5.19.2006

we are terribly beautiful

There really is something about driving at night. It stirs up so much thought and emotion that you wonder if it ever would have surfaced had you not hit the road after midnight. There is nothing to look at except for the dark highway, and there is nothing to fill your head except for the spinning thoughts set in motion by the moonlit sky whizzing past your car as it cuts into the silence of the night. Oh, and the music, of course. The music is key. Not only does it make these thoughts spin even faster, but it actually gives a landscape on which to build and whisper dreams. An early A.M. highway accompanied by unforgivingly good music will always loose the anchor in my mind.

Last night, as I drove back from Florida with my mom and brother, I was able to be alone with the highway and the music for a while. With my mom asleep and my brother likely lost in his own thoughts, I was left to the will of my favorite night driving song, “Svo Hljott” by Sigur Ros. I have become aware that this song has a sort of magical quality, as I can still recall the first time I heard it and the emotions it excited within me. Last night was no different.

I have been thinking a lot lately about pain and sadness. As I have spent most of the past several months hovering over that side of the emotional spectrum, I began wondering if these emotions are more vivid than any other. I literally felt like nothing else was real. Any joy I could have had didn’t feel sincere, so I would wander back toward depression and sadness to feel something “real” again. And up until last night, I still wondered if pain was a more vivid feeling than joy. That is until I remembered the heartache that I felt the first time I heard Svo Hljott. I felt it again last night. I don’t know if I could explain it well enough to give it justice, but I think most people know the feeling. Different things cause it for different people. It could be the sound of a song, or the smell of a storm, or the thrill of a road trip, or the touch of a woman. It is an aching deep in the soul, a longing for something when you’re not even sure what it is...or why it is. It is painful. It is something so beautiful that it hurts.

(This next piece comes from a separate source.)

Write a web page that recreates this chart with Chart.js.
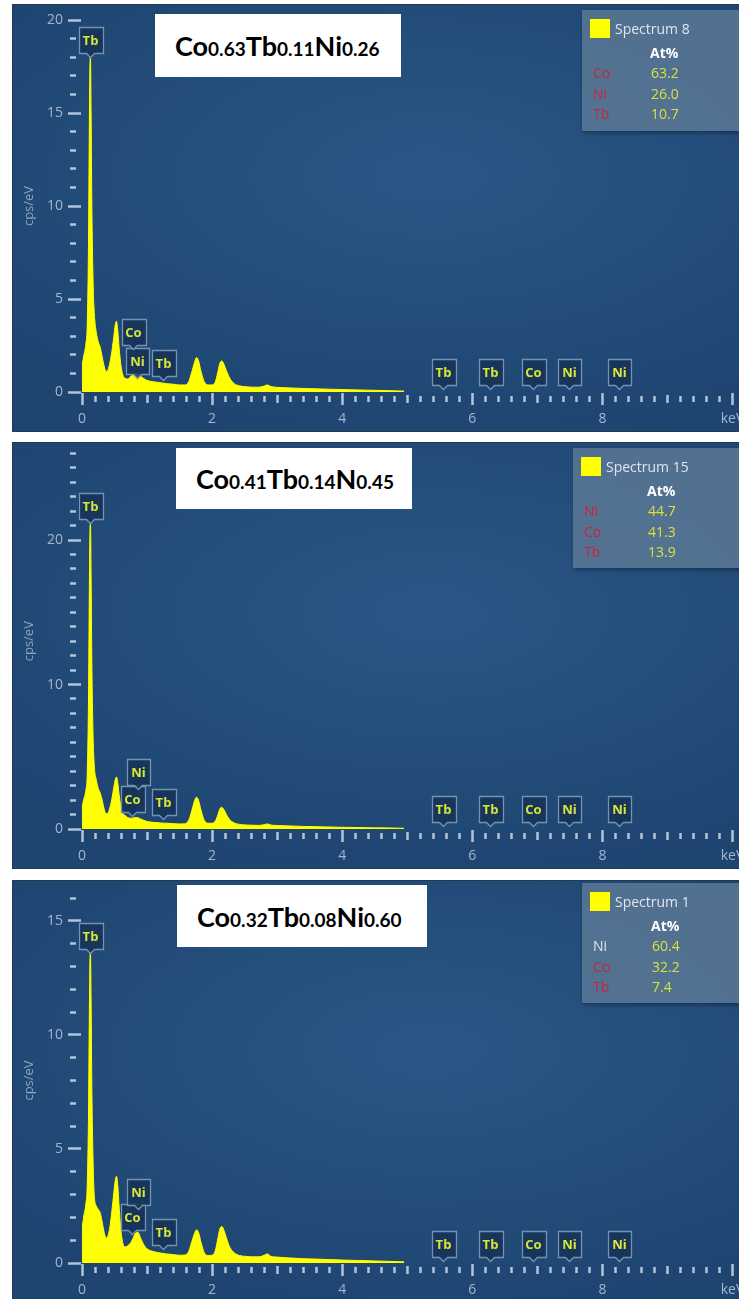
<!doctype html>
<html><head><meta charset="utf-8">
<title>EDS spectra</title>
<script src="https://cdn.jsdelivr.net/npm/chart.js@4"></script>
<style>
  html,body{margin:0;padding:0;background:#fff;}
  body{width:739px;height:1299px;overflow:hidden;position:relative;font-family:"Open Sans","Noto Sans",sans-serif;}
  .panel{position:absolute;left:12px;width:760px;overflow:hidden;
    background:radial-gradient(ellipse 75% 65% at 55% 40%, #2a5786 0%, #244e7c 45%, #1e4470 100%);
    box-shadow:inset 0 0 0 1px #213850;}
  .panel canvas{position:absolute;left:0;top:0;}
  .formula{position:absolute;background:#fff;color:#000;font-family:Lato,"Open Sans",sans-serif;font-weight:700;font-size:27px;
    display:flex;align-items:center;padding-left:20px;box-sizing:border-box;white-space:nowrap;}
  .formula sub{font-size:19px;vertical-align:baseline;position:relative;top:3px;}
  .legend{position:absolute;width:190px;background:rgba(96,124,153,0.78);box-shadow:1px 2px 4px rgba(0,0,0,0.35);font-size:14px;}
  .legend span{position:absolute;line-height:20px;white-space:nowrap;}
  .legend .sw{left:8px;top:9px;width:20px;height:19px;background:#ffff00;}
  .legend .sname{left:33px;top:9px;color:#dfe6ee;}
  .legend .at{top:33px;color:#fff;font-weight:700;}
  .legend .el{left:11px;}
  .legend .val{color:#d9e23c;}
</style>
</head><body>

<div class="panel" id="p1" style="top:4px;height:428px"><canvas id="c1" width="753" height="428"></canvas></div>
<div class="panel" id="p2" style="top:442px;height:427px"><canvas id="c2" width="753" height="427"></canvas></div>
<div class="panel" id="p3" style="top:880px;height:425px"><canvas id="c3" width="753" height="425"></canvas></div>

<script>
// energy axis (keV), shared by the three spectra
const energies = [0.00, 0.03, 0.06, 0.08, 0.10, 0.11, 0.12, 0.13, 0.14, 0.15, 0.17, 0.19, 0.22, 0.25, 0.28, 0.31,
  0.34, 0.37, 0.40, 0.43, 0.46, 0.49, 0.51, 0.53, 0.55, 0.57, 0.60, 0.63, 0.66, 0.70, 0.74, 0.78, 0.82, 0.86, 0.90,
  0.95, 1.00, 1.10, 1.20, 1.30, 1.40, 1.50, 1.58, 1.64, 1.69, 1.73, 1.76, 1.79, 1.83, 1.88, 1.94, 2.00, 2.05, 2.09,
  2.12, 2.15, 2.18, 2.22, 2.27, 2.34, 2.42, 2.52, 2.62, 2.72, 2.80, 2.85, 2.90, 3.00, 3.20, 3.40, 3.60, 3.80, 4.00,
  4.25, 4.50, 4.75, 4.95];

// cps/eV, Spectrum 8 (Co0.63Tb0.11Ni0.26)
const counts8 = [1.4, 2.0, 2.6, 3.6, 8.0, 13.0, 17.2, 18.0, 15.0, 10.5, 6.0, 4.2, 3.2, 2.7, 2.4, 1.9,
  1.4, 1.1, 1.2, 1.6, 2.2, 3.0, 3.6, 3.8, 3.3, 2.4, 1.4, 0.9, 0.75, 0.7, 0.8, 0.95, 1.0, 0.95, 0.85,
  0.72, 0.62, 0.55, 0.5, 0.45, 0.42, 0.38, 0.38, 0.55, 1.1, 1.6, 1.85, 1.7, 1.1, 0.55, 0.38, 0.38, 0.55, 1.1,
  1.55, 1.67, 1.5, 1.15, 0.75, 0.45, 0.33, 0.28, 0.26, 0.26, 0.32, 0.38, 0.3, 0.25, 0.22, 0.19, 0.17, 0.15, 0.13,
  0.11, 0.09, 0.07, 0.05];

// cps/eV, Spectrum 15 (Co0.41Tb0.14Ni0.45)
const counts15 = [1.5, 2.1, 2.7, 3.8, 9.0, 15.0, 20.0, 21.2, 17.5, 12.0, 6.5, 4.3, 3.4, 2.8, 2.5, 2.0,
  1.4, 1.05, 1.1, 1.5, 2.1, 2.9, 3.4, 3.6, 3.2, 2.4, 1.5, 1.05, 0.95, 0.8, 0.75, 0.75, 0.8, 0.78, 0.7,
  0.6, 0.52, 0.46, 0.42, 0.4, 0.37, 0.35, 0.36, 0.6, 1.3, 1.95, 2.2, 2.0, 1.3, 0.6, 0.4, 0.4, 0.55, 1.0,
  1.4, 1.5, 1.35, 1.0, 0.65, 0.42, 0.32, 0.28, 0.26, 0.25, 0.3, 0.35, 0.28, 0.24, 0.21, 0.18, 0.16, 0.14, 0.12,
  0.1, 0.08, 0.07, 0.05];

// cps/eV, Spectrum 1 (Co0.32Tb0.08Ni0.60)
const counts1 = [1.5, 2.1, 2.6, 3.4, 6.5, 10.0, 13.0, 13.6, 11.5, 8.0, 4.5, 2.9, 2.5, 2.35, 2.2, 1.8,
  1.35, 1.1, 1.2, 1.6, 2.3, 3.1, 3.6, 3.8, 3.4, 2.5, 1.4, 0.85, 0.7, 0.75, 0.85, 1.05, 1.3, 1.35, 1.1,
  0.8, 0.62, 0.5, 0.44, 0.4, 0.37, 0.34, 0.35, 0.5, 0.95, 1.3, 1.45, 1.35, 0.9, 0.45, 0.33, 0.34, 0.55, 1.1,
  1.5, 1.6, 1.45, 1.1, 0.7, 0.45, 0.33, 0.29, 0.27, 0.27, 0.34, 0.4, 0.3, 0.26, 0.22, 0.19, 0.17, 0.15, 0.13,
  0.11, 0.09, 0.07, 0.05];

// peak labels: element, energy (keV) and the height (cps/eV) the label points at
const markerLabels8 = ['Tb', 'Ni', 'Co', 'Tb', 'Tb', 'Tb', 'Co', 'Ni', 'Ni'];
const markerEnergies8 = [0.13, 0.85, 0.78, 1.25, 5.55, 6.27, 6.93, 7.48, 8.26];
const markerHeights8 = [18.0, 0.75, 2.3, 0.65, 0.16, 0.16, 0.16, 0.16, 0.16];

const markerLabels15 = ['Tb', 'Co', 'Ni', 'Tb', 'Tb', 'Tb', 'Co', 'Ni', 'Ni'];
const markerEnergies15 = [0.13, 0.77, 0.86, 1.25, 5.55, 6.27, 6.93, 7.48, 8.26];
const markerHeights15 = [21.2, 0.9, 2.75, 0.7, 0.2, 0.2, 0.2, 0.2, 0.2];

const markerLabels1 = ['Tb', 'Co', 'Ni', 'Tb', 'Tb', 'Tb', 'Co', 'Ni', 'Ni'];
const markerEnergies1 = [0.13, 0.77, 0.86, 1.25, 5.55, 6.27, 6.93, 7.48, 8.26];
const markerHeights1 = [13.6, 1.27, 2.37, 0.6, 0.1, 0.1, 0.1, 0.1, 0.1];

// quantification boxes
const quantElements8 = ['Co', 'Ni', 'Tb'];
const quantValues8 = ['63.2', '26.0', '10.7'];
const quantElements15 = ['Ni', 'Co', 'Tb'];
const quantValues15 = ['44.7', '41.3', '13.9'];
const quantElements1 = ['Ni', 'Co', 'Tb'];
const quantValues1 = ['60.4', '32.2', '7.4'];

const YELLOW = '#ffff00';
const TICK = '#b2c4d6';
const LABEL = '#a3b7cb';

const peakMarkers = {
  id: 'peakMarkers',
  afterDatasetsDraw(chart, args, opts) {
    const { ctx, scales: { x, y } } = chart;
    ctx.save();
    ctx.font = '700 13px "Open Sans", sans-serif';
    ctx.textAlign = 'center';
    ctx.textBaseline = 'middle';
    opts.labels.forEach((lab, i) => {
      const px = Math.round(x.getPixelForValue(opts.energies[i])) + 0.5;
      const tip = y.getPixelForValue(opts.heights[i]);
      const w = Math.round(ctx.measureText(lab).width) + 8;
      const h = 26;
      const b = Math.round(tip - 4) + 0.5;
      const l = Math.round(px - w / 2) + 0.5;
      ctx.beginPath();
      ctx.moveTo(l, b - h);
      ctx.lineTo(l + w, b - h);
      ctx.lineTo(l + w, b);
      ctx.lineTo(px + 4, b);
      ctx.lineTo(px, b + 4);
      ctx.lineTo(px - 4, b);
      ctx.lineTo(l, b);
      ctx.closePath();
      ctx.fillStyle = 'rgba(22,50,86,0.85)';
      ctx.fill();
      ctx.lineWidth = 1.3;
      ctx.strokeStyle = '#7393b4';
      ctx.stroke();
      ctx.fillStyle = '#d8e63a';
      ctx.fillText(lab, px, b - h / 2 + 1);
    });
    ctx.restore();
  }
};

function isMult(v, n) {
  const r = Math.round(v);
  return Math.abs(v - r) < 1e-6 && r % n === 0;
}

function makeChart(id, counts, cfg, markers) {
  return new Chart(document.getElementById(id), {
    type: 'line',
    data: {
      datasets: [{
        data: energies.map((e, i) => ({ x: e, y: counts[i] })),
        borderColor: YELLOW,
        backgroundColor: YELLOW,
        borderWidth: 1,
        pointRadius: 0,
        fill: 'origin',
        cubicInterpolationMode: 'monotone'
      }]
    },
    options: {
      responsive: false,
      animation: false,
      layout: { padding: { top: cfg.top, left: 0, right: 0, bottom: 0 } },
      plugins: { legend: { display: false }, tooltip: { enabled: false }, peakMarkers: markers },
      scales: {
        x: {
          type: 'linear', min: 0, max: 10.5,
          afterFit(s) { s.height = cfg.xh; },
          border: { display: false },
          grid: {
            drawOnChartArea: false, tickLength: 14, tickWidth: 2.5, tickColor: TICK,
            tickBorderDash: (c) => isMult(c.tick.value, 2) ? [0, 1, 12, 100] : (isMult(c.tick.value, 1) ? [0, 3, 8, 100] : [0, 4, 6, 100])
          },
          ticks: {
            stepSize: 0.2, autoSkip: false, maxRotation: 0, includeBounds: false, padding: 5,
            color: LABEL, font: { size: 14, family: '"Open Sans", sans-serif' },
            callback: (v) => isMult(v, 2) ? (Math.round(v) === 10 ? 'keV' : String(Math.round(v))) : ''
          }
        },
        y: {
          min: 0, max: cfg.yMax,
          afterFit(s) { s.width = 70; },
          border: { display: false },
          grid: {
            drawOnChartArea: false, tickLength: 16, tickWidth: 2.5, tickColor: TICK,
            tickBorderDash: (c) => isMult(c.tick.value, cfg.every) ? [0, 2, 13, 100] : [0, 4, 6, 100]
          },
          ticks: {
            stepSize: 1, autoSkip: false, padding: 3,
            color: LABEL, font: { size: 14, family: '"Open Sans", sans-serif' },
            callback: (v) => isMult(v, cfg.every) ? String(Math.round(v)) : ''
          },
          title: {
            display: true, text: 'cps/eV', color: '#8ea6be',
            font: { size: 13, family: '"Open Sans", sans-serif' }, padding: { top: 9, bottom: 0 }
          }
        }
      }
    },
    plugins: [peakMarkers]
  });
}

function addFormula(panelId, html, box) {
  const d = document.createElement('div');
  d.className = 'formula';
  Object.assign(d.style, { left: box[0] + 'px', top: box[1] + 'px', width: box[2] + 'px', height: box[3] + 'px' });
  d.innerHTML = html;
  document.getElementById(panelId).appendChild(d);
}

function addQuant(panelId, name, els, vals, pos, nameColors) {
  const d = document.createElement('div');
  d.className = 'legend';
  Object.assign(d.style, { left: pos[0] + 'px', top: pos[1] + 'px', height: pos[2] + 'px' });
  let html = `<span class="sw"></span><span class="sname">${name}</span><span class="at" style="left:${pos[3]}px">At%</span>`;
  els.forEach((el, i) => {
    const top = 53 + i * 20.5;
    html += `<span class="el" style="top:${top}px;color:${nameColors[i]}">${el}</span>`;
    html += `<span class="val" style="top:${top}px;left:${pos[3] + 1}px">${vals[i]}</span>`;
  });
  d.innerHTML = html;
  document.getElementById(panelId).appendChild(d);
}

const RED = '#c8243f';

makeChart('c1', counts8, { top: 16, xh: 40, yMax: 20, every: 5 },
  { labels: markerLabels8, energies: markerEnergies8, heights: markerHeights8 });
makeChart('c2', counts15, { top: 10, xh: 40, yMax: 26, every: 10 },
  { labels: markerLabels15, energies: markerEnergies15, heights: markerHeights15 });
makeChart('c3', counts1, { top: 18, xh: 42, yMax: 16, every: 5 },
  { labels: markerLabels1, energies: markerEnergies1, heights: markerHeights1 });

addFormula('p1', 'Co<sub>0.63</sub>Tb<sub>0.11</sub>Ni<sub>0.26</sub>', [143, 10, 246, 63]);
addFormula('p2', 'Co<sub>0.41</sub>Tb<sub>0.14</sub>N<sub>0.45</sub>', [164, 6, 236, 61]);
addFormula('p3', 'Co<sub>0.32</sub>Tb<sub>0.08</sub>Ni<sub>0.60</sub>', [165, 5, 250, 62]);

addQuant('p1', 'Spectrum 8', quantElements8, quantValues8, [570, 6, 121, 68], [RED, RED, RED]);
addQuant('p2', 'Spectrum 15', quantElements15, quantValues15, [561, 6, 120, 74], [RED, RED, RED]);
addQuant('p3', 'Spectrum 1', quantElements1, quantValues1, [570, 3, 120, 69], ['#dfe4ea', RED, RED]);
</script>
</body></html>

I have come to realize that this pain does not have to be a saddening or depressing pain, but it can be a longing, a restlessness, or a motivation. God uses beauty to stir desire in us. A desire to be what He is calling us to be. And it pains us to see beauty because our sinful nature hinders us from being fully beautiful. When we witness perfection, or anything close to it, we see what we are called to, and it hurts to realize that we will be there someday, but not today.

Now, my problem was not that I stopped experiencing beauty - that’s impossible. If you ever think you aren’t experiencing beauty, just open your eyes. I definitely experienced beauty, I was simply reacting to it the wrong way. When I saw a sunset, or heard a lovely song, or witnessed a person living beautifully, I was pained because I felt like I would never be that sublime. Instead of seeing these things as motivation or as God himself, I saw it as a shortcoming I had. I saw it as a weakness in myself. Instead of eating the world, I was letting it eat me. I was letting gorgeous songs rip out my heart, and beautiful girls tell me I was worthless. All the while, I was being shown what I could be, what I wanted to be, and what I will be.

Pain is still very mysterious to me. There is something about it that cuts straight to the center of my being and opens my eyes to things I would have never seen without it. Things that spin around inside my head waiting for a dark, windswept highway to blow them out into the night air.